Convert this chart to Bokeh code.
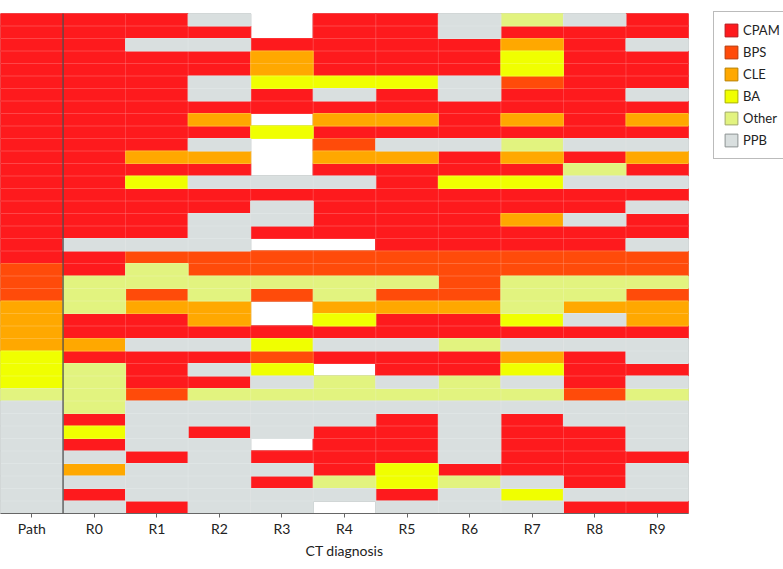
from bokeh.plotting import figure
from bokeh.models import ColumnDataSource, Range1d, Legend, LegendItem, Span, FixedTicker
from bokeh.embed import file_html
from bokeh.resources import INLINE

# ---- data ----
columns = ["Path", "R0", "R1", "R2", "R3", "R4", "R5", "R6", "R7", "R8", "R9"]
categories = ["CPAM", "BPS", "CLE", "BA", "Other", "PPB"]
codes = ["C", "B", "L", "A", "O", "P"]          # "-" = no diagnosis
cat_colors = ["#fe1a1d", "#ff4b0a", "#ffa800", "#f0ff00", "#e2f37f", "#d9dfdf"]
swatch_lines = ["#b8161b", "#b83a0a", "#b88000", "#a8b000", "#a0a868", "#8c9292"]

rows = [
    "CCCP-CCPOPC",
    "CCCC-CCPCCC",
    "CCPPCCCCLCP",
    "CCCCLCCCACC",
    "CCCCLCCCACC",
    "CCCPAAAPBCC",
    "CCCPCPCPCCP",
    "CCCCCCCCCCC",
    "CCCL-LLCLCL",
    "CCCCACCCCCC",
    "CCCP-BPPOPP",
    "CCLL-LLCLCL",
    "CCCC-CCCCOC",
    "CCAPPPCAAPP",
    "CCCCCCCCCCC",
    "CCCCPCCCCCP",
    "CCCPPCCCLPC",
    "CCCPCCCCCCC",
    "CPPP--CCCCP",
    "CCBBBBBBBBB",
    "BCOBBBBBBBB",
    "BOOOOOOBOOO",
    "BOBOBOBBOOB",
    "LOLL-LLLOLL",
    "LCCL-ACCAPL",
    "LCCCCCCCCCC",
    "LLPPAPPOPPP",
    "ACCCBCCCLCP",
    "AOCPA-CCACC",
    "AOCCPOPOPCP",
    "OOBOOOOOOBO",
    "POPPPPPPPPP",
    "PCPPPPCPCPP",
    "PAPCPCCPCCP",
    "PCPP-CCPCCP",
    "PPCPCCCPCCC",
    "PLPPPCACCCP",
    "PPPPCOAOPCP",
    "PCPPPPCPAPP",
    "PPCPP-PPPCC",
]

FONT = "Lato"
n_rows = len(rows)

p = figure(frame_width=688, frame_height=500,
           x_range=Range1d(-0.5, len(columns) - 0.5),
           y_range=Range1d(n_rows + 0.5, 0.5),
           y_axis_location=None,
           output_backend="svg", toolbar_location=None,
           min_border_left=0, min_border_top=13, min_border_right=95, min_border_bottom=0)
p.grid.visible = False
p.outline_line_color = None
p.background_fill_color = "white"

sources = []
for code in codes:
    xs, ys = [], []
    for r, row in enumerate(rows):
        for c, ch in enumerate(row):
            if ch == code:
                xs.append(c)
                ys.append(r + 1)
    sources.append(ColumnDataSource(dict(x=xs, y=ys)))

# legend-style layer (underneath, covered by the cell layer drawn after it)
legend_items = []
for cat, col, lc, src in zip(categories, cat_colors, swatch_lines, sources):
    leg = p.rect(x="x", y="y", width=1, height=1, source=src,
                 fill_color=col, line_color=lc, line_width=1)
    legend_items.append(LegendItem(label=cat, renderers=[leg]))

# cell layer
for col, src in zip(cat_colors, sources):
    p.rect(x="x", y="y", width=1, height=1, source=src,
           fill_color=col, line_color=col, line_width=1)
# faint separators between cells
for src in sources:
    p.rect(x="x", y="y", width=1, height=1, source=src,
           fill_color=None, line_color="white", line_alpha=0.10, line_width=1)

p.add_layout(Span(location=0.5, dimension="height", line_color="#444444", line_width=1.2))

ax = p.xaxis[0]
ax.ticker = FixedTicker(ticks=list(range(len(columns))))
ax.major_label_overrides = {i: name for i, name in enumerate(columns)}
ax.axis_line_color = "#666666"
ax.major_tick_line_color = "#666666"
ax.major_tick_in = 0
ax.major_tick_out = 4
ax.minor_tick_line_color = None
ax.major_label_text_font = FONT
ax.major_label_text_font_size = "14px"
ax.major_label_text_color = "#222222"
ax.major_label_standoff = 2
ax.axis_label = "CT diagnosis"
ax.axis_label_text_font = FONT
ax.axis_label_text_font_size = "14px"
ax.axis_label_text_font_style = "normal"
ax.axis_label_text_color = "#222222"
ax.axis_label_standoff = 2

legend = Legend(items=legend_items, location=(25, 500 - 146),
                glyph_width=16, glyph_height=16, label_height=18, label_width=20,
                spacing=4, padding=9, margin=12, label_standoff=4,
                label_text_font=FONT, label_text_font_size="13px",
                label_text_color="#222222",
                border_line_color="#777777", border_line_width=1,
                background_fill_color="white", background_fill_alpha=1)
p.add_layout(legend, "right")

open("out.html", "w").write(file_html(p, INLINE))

WHAT IS NEEDED:
Set the lines above down again, word for word, from the first through the one containing "from bokeh.resources import INLINE"; pictures excluded.

TASK OUTPUT:
Convert this chart to Bokeh code.
from bokeh.plotting import figure
from bokeh.models import ColumnDataSource, Range1d, Legend, LegendItem, Span, FixedTicker
from bokeh.embed import file_html
from bokeh.resources import INLINE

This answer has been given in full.